Use the same Keyspace and table names as below
CREATE KEYSPACE weather WITH REPLICATION = {'class' : 'NetworkTopologyStrategy', 'datacenter1' : 1};
CREATE TABLE weather.data_by_state (station_id text, temp int, state text, ts timestamp, PRIMARY KEY (state, ts)) WITH CLUSTERING ORDER BY (ts DESC) AND cosmosdb_cell_level_timestamp=true AND cosmosdb_cell_level_timestamp_tombstones=true AND cosmosdb_cell_level_timetolive=true;
CREATE TABLE weather.data_by_station (station_id text, temp int, state text, ts timestamp, PRIMARY KEY (station_id, ts)) WITH CLUSTERING ORDER BY (ts DESC) AND cosmosdb_cell_level_timestamp=true AND cosmosdb_cell_level_timestamp_tombstones=true AND cosmosdb_cell_level_timetolive=true;
Clone the GitHub repo:
git clone https://github.com/Azure-Samples/cosmosdb-cassandra-kafka
cd cosmosdb-cassandra-kafka
Start all the services:
docker-compose --project-name kafka-cosmos-cassandra up --build
It might take a while to download and start the containers: this is just a one time process.

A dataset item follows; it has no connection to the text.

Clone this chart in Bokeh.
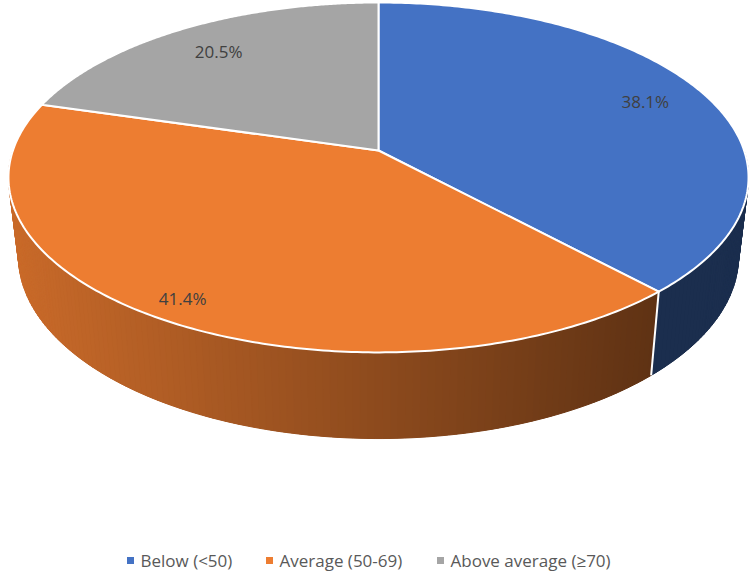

To confirm whether all the containers have started:
docker-compose -p kafka-cosmos-cassandra ps
The data generator application will start pumping data into the weather-data
topic in Kafka. You can also do quick sanity check to confirm. Peek into the Docker container running the Kafka connect worker:
docker exec -it kafka-cosmos-cassandra_cassandra-connector_1 bash
Once you drop into the container shell, just start the usual Kafka console consumer process and you should see weather data (in JSON format) flowing in.
cd ../bin
./kafka-console-consumer.sh --bootstrap-server kafka:9092 --topic weather-data
Copy the JSON contents below to a file (you can name it cassandra-sink-config.json
). You will need to update it as per your setup and the rest of this section will provide guidance around this topic.
{
"name": "kafka-cosmosdb-sink",
"config": {
"connector.class": "com.datastax.oss.kafka.sink.CassandraSinkConnector",
"tasks.max": "1",
"topics": "weather-data",
"contactPoints": "<cosmos db account name>.cassandra.cosmos.azure.com",
"port": 10350,
"loadBalancing.localDc": "<cosmos db region e.g. Southeast Asia>",
"auth.username": "<enter username for cosmosdb account>",
"auth.password": "<enter password for cosmosdb account>",
"ssl.hostnameValidation": true,
"ssl.provider": "JDK",
"ssl.keystore.path": "/etc/alternatives/jre/lib/security/cacerts/",
"ssl.keystore.password": "changeit",
"datastax-java-driver.advanced.connection.init-query-timeout": 5000,
"maxConcurrentRequests": 500,
"maxNumberOfRecordsInBatch": 32,
"queryExecutionTimeout": 30,
"connectionPoolLocalSize": 4,
"topic.weather-data.weather.data_by_state.mapping": "station_id=value.stationid, temp=value.temp, state=value.state, ts=value.created",
"topic.weather-data.weather.data_by_station.mapping": "station_id=value.stationid, temp=value.temp, state=value.state, ts=value.created",
"key.converter": "org.apache.kafka.connect.storage.StringConverter",
"value.converter": "org.apache.kafka.connect.json.JsonConverter",
"value.converter.schemas.enable": false,
"offset.flush.interval.ms": 10000
}
}
Install the connector using the Kafka Connect REST endpoint:
curl -X POST -H "Content-Type: application/json" --data @cassandra-sink-config.json http://localhost:8083/connectors
To check the status:
curl http://localhost:8080/connectors/kafka-cosmosdb-sink/status
If all goes well, the connector should start weaving its magic. It should authenticate to Azure Cosmos DB and start ingesting data from the Kafka topic (weather-data
) into Cassandra tables - weather.data_by_state
and weather.data_by_station
You can now query data in the tables. Head over to the Azure portal, bring up the hosted CQL Shell for your Azure Cosmos DB account.
Check the data_by_state
and data_by_station
tables. Here is some sample queries to get you started:
select * from weather.data_by_state where state = 'state-1';
select * from weather.data_by_state where state IN ('state-1', 'state-2');
select * from weather.data_by_state where state = 'state-3' and ts > toTimeStamp('2020-11-26');
select * from weather.data_by_station where station_id = 'station-1';
select * from weather.data_by_station where station_id IN ('station-1', 'station-2');
select * from weather.data_by_station where station_id IN ('station-2', 'station-3') and ts > toTimeStamp('2020-11-26');
Delete the Azure Cosmos DB account once you've finished.